*Your objective*:
Quote every line from the top of the listing down to and including the line that contains "const FONT = 'Liberation".

*Information provided*:
■ ■ ■ ■

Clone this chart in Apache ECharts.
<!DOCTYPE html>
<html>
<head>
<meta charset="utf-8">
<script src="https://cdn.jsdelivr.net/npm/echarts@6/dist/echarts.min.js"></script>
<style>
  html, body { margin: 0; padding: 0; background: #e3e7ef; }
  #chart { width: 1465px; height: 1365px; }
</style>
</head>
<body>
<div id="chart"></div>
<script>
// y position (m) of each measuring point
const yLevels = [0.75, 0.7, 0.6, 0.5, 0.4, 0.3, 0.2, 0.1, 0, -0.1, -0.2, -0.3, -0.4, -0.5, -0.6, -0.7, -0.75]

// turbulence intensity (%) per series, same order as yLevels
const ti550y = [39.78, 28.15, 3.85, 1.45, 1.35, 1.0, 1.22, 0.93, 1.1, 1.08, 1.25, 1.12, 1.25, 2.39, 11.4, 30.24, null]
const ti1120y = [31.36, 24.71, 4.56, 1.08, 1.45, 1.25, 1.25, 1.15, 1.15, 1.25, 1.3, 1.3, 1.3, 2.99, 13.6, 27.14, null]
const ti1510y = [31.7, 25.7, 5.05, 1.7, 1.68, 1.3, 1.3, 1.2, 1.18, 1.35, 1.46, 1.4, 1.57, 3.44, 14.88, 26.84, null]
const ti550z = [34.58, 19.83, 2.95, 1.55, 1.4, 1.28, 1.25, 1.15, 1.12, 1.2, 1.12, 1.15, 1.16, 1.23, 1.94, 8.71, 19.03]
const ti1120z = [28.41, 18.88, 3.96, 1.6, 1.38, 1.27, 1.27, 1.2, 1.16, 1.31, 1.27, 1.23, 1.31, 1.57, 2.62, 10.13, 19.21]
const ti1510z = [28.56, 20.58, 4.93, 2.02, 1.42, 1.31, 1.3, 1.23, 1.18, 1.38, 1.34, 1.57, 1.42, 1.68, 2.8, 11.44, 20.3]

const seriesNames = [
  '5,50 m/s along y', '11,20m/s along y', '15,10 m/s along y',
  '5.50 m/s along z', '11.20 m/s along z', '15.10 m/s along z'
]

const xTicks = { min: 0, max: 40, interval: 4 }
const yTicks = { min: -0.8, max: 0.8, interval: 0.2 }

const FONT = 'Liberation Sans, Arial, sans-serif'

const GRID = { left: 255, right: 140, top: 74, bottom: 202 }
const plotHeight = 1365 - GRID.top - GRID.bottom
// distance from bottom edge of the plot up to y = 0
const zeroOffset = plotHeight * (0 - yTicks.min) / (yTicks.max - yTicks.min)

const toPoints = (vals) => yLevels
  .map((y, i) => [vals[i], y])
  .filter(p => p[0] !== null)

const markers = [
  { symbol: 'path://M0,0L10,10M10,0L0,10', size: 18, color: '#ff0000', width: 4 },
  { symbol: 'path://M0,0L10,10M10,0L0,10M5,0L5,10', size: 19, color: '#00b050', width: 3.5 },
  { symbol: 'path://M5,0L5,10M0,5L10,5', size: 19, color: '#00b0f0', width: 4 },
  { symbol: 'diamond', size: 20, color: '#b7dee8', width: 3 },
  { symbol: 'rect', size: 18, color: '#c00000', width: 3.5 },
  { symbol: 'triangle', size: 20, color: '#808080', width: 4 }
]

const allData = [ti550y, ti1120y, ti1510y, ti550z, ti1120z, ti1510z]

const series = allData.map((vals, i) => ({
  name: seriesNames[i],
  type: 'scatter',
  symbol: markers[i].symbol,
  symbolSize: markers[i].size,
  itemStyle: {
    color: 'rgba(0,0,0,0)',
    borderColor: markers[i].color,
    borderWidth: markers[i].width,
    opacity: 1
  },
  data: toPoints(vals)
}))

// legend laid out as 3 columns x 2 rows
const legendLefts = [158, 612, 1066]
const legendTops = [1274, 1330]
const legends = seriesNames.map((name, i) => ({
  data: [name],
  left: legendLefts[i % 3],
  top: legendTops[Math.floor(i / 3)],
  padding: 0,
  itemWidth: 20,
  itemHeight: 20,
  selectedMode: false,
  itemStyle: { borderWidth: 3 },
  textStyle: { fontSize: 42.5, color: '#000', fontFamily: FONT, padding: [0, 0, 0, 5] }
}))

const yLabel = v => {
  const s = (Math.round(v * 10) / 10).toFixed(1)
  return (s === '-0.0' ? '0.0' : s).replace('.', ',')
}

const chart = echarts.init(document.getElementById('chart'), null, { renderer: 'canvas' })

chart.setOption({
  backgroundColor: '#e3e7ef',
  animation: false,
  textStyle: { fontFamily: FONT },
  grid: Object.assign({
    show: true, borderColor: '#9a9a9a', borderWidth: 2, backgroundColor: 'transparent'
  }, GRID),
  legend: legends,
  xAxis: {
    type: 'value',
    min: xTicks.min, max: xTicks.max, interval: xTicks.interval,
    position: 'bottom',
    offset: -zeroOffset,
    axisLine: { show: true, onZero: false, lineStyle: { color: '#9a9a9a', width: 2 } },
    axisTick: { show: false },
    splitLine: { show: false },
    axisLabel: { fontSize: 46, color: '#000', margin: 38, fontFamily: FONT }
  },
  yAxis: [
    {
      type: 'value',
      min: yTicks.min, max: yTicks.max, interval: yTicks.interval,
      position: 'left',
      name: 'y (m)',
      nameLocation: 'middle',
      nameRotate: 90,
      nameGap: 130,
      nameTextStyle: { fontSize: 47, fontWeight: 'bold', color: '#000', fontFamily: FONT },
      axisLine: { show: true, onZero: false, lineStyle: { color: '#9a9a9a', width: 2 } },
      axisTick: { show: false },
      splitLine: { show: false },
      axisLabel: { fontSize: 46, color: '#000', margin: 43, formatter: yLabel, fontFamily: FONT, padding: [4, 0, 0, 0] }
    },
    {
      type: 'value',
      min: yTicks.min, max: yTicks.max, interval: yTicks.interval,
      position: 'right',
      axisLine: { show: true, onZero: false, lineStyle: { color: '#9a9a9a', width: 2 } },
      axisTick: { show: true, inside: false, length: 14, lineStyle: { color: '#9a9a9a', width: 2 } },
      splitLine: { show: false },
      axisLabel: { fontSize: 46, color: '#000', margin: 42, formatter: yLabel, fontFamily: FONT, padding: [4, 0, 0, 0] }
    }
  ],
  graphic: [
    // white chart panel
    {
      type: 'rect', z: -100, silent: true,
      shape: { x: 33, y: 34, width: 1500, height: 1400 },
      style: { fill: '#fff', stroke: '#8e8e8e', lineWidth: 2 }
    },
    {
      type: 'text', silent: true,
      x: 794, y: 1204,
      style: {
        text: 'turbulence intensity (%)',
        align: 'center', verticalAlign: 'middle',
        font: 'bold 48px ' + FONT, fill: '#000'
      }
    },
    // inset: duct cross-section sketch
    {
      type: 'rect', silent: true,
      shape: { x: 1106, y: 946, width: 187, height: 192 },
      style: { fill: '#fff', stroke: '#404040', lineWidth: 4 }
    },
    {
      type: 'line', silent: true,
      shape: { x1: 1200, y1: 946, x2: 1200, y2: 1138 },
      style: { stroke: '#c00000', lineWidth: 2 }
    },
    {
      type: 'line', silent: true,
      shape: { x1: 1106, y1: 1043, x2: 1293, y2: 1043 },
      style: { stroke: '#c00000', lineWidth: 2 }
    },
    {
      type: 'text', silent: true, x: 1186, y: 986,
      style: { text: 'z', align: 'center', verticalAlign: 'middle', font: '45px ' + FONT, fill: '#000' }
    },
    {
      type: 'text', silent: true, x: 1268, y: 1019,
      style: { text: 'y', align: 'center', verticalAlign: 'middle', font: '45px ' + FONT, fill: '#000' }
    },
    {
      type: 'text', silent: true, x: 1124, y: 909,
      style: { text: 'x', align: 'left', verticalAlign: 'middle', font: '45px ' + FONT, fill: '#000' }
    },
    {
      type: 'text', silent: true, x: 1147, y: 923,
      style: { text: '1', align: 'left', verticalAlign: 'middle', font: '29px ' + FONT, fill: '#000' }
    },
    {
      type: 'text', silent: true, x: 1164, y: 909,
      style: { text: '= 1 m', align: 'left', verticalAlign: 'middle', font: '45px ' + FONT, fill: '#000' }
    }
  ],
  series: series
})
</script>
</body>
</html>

■ ■ ■ ■

*Complete output*:
Clone this chart in Apache ECharts.
<!DOCTYPE html>
<html>
<head>
<meta charset="utf-8">
<script src="https://cdn.jsdelivr.net/npm/echarts@6/dist/echarts.min.js"></script>
<style>
  html, body { margin: 0; padding: 0; background: #e3e7ef; }
  #chart { width: 1465px; height: 1365px; }
</style>
</head>
<body>
<div id="chart"></div>
<script>
// y position (m) of each measuring point
const yLevels = [0.75, 0.7, 0.6, 0.5, 0.4, 0.3, 0.2, 0.1, 0, -0.1, -0.2, -0.3, -0.4, -0.5, -0.6, -0.7, -0.75]

// turbulence intensity (%) per series, same order as yLevels
const ti550y = [39.78, 28.15, 3.85, 1.45, 1.35, 1.0, 1.22, 0.93, 1.1, 1.08, 1.25, 1.12, 1.25, 2.39, 11.4, 30.24, null]
const ti1120y = [31.36, 24.71, 4.56, 1.08, 1.45, 1.25, 1.25, 1.15, 1.15, 1.25, 1.3, 1.3, 1.3, 2.99, 13.6, 27.14, null]
const ti1510y = [31.7, 25.7, 5.05, 1.7, 1.68, 1.3, 1.3, 1.2, 1.18, 1.35, 1.46, 1.4, 1.57, 3.44, 14.88, 26.84, null]
const ti550z = [34.58, 19.83, 2.95, 1.55, 1.4, 1.28, 1.25, 1.15, 1.12, 1.2, 1.12, 1.15, 1.16, 1.23, 1.94, 8.71, 19.03]
const ti1120z = [28.41, 18.88, 3.96, 1.6, 1.38, 1.27, 1.27, 1.2, 1.16, 1.31, 1.27, 1.23, 1.31, 1.57, 2.62, 10.13, 19.21]
const ti1510z = [28.56, 20.58, 4.93, 2.02, 1.42, 1.31, 1.3, 1.23, 1.18, 1.38, 1.34, 1.57, 1.42, 1.68, 2.8, 11.44, 20.3]

const seriesNames = [
  '5,50 m/s along y', '11,20m/s along y', '15,10 m/s along y',
  '5.50 m/s along z', '11.20 m/s along z', '15.10 m/s along z'
]

const xTicks = { min: 0, max: 40, interval: 4 }
const yTicks = { min: -0.8, max: 0.8, interval: 0.2 }

const FONT = 'Liberation Sans, Arial, sans-serif'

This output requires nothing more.